Senators Seek Shad-Johnson Reforms This Year

May 12, 2000

Three senators, two of them chairmen of powerful Senate committees, are seeking reforms to the Shad-Johnson Accord that prohibits the trading of single stock futures. The prohibition simply prevents the products from trading on regulated markets, they say, since they are being traded, often outside the U.S. regulatory structure on foreign markets.

Sens. Richard Lugar (R-IN), chairman of the Senate Agriculture Committee; Phil Gramm (R-TX), chairman of the Senate Banking Committee, and Peter Fitzgerald (R-IL) Thursday held a news conference on the issue of reauthorizing the Commodity Exchange Act yet this year.

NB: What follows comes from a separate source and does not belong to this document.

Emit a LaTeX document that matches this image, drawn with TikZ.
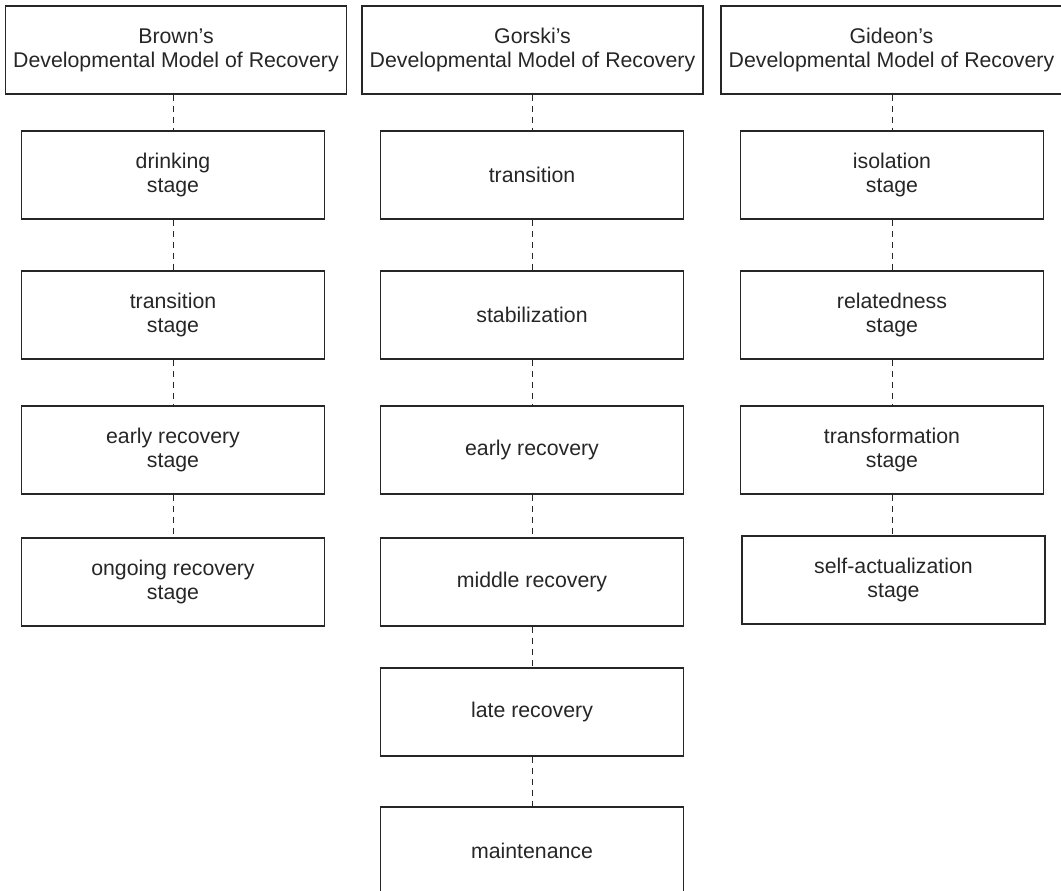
\documentclass[tikz,border=0pt]{standalone}
\usepackage{fontspec}
\setmainfont{Liberation Sans}
\definecolor{ink}{HTML}{262626}
\tikzset{
  box/.style={draw=ink, line width=1.2pt, rectangle, inner sep=0pt, align=center,
    minimum width=303pt, minimum height=88pt, text=ink,
    font=\fontsize{21.3}{24}\selectfont},
  headbox/.style={box, minimum width=341pt},
  link/.style={draw=ink, line width=1pt, dash pattern=on 6pt off 5pt}
}
\begin{document}
\begin{tikzpicture}[x=1pt,y=-1pt]
\useasboundingbox (0,0) rectangle (1061,891);
% headers
\node[headbox] (h1) at (176,50) {Brown's\\Developmental Model of Recovery};
\node[headbox] (h2) at (532.5,50) {Gorski's\\Developmental Model of Recovery};
\node[headbox] (h3) at (891.5,50) {Gideon's\\Developmental Model of Recovery};
% Brown
\node[box] (b1) at (173,175) {drinking\\stage};
\node[box] (b2) at (173,315) {transition\\stage};
\node[box] (b3) at (173,450) {early recovery\\stage};
\node[box] (b4) at (173,582) {ongoing recovery\\stage};
% Gorski
\node[box] (g1) at (532,175) {transition};
\node[box] (g2) at (532,315) {stabilization};
\node[box] (g3) at (532,450) {early recovery};
\node[box] (g4) at (532,582) {middle recovery};
\node[box] (g5) at (532,712) {late recovery};
\node[box] (g6) at (532,851) {maintenance};
% Gideon
\node[box] (d1) at (892,175) {isolation\\stage};
\node[box] (d2) at (892,315) {relatedness\\stage};
\node[box] (d3) at (892,450) {transformation\\stage};
\node[box] (d4) at (893.5,580) {self-actualization\\stage};
% connectors
\draw[link] (h1.south -| b1) -- (b1.north);
\draw[link] (b1.south) -- (b2.north);
\draw[link] (b2.south) -- (b3.north);
\draw[link] (b3.south) -- (b4.north);
\draw[link] (h2.south -| g1) -- (g1.north);
\draw[link] (g1.south) -- (g2.north);
\draw[link] (g2.south) -- (g3.north);
\draw[link] (g3.south) -- (g4.north);
\draw[link] (g4.south) -- (g5.north);
\draw[link] (g5.south) -- (g6.north);
\draw[link] (h3.south -| d1) -- (d1.north);
\draw[link] (d1.south) -- (d2.north);
\draw[link] (d2.south) -- (d3.north);
\draw[link] (d3.south) -- (d4.north -| d3);
\end{tikzpicture}
\end{document}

Lugar and Gramm met with Commodity Futures Exchange Commission Chairman Bill Rainer and Securities and Exchange Commission Chairman Arthur Levitt Tuesday to see how Shad-Johnson could be reformed. Rainer and Levitt promised to work over the next two weeks to come up with a framework for legislation and to return with recommendations by May 23, Lugar said.

Fitzgerald said legislation now being drafted to reauthorize the CEA would lift the Shad-Johnson prohibition on futures based on individual stocks. "Single-stock futures could be the product that revolutionizes the futures industry, and Chicago’s exchanges are in position to take the lead in creating this new market," he said.

He said lifting the ban on single-stock futures would give individual investors access to an important risk management tool that now is available only to corporations and large institutional investors.

If Rainer and Levitt can reach an agreement on reform, said Lugar, "I am hopeful that it would serve as the basis for this portion of our legislation and that we would introduce the bill shortly thereafter." He said he hoped a bill could be passed yet this year, before the final adjournment scheduled for early October.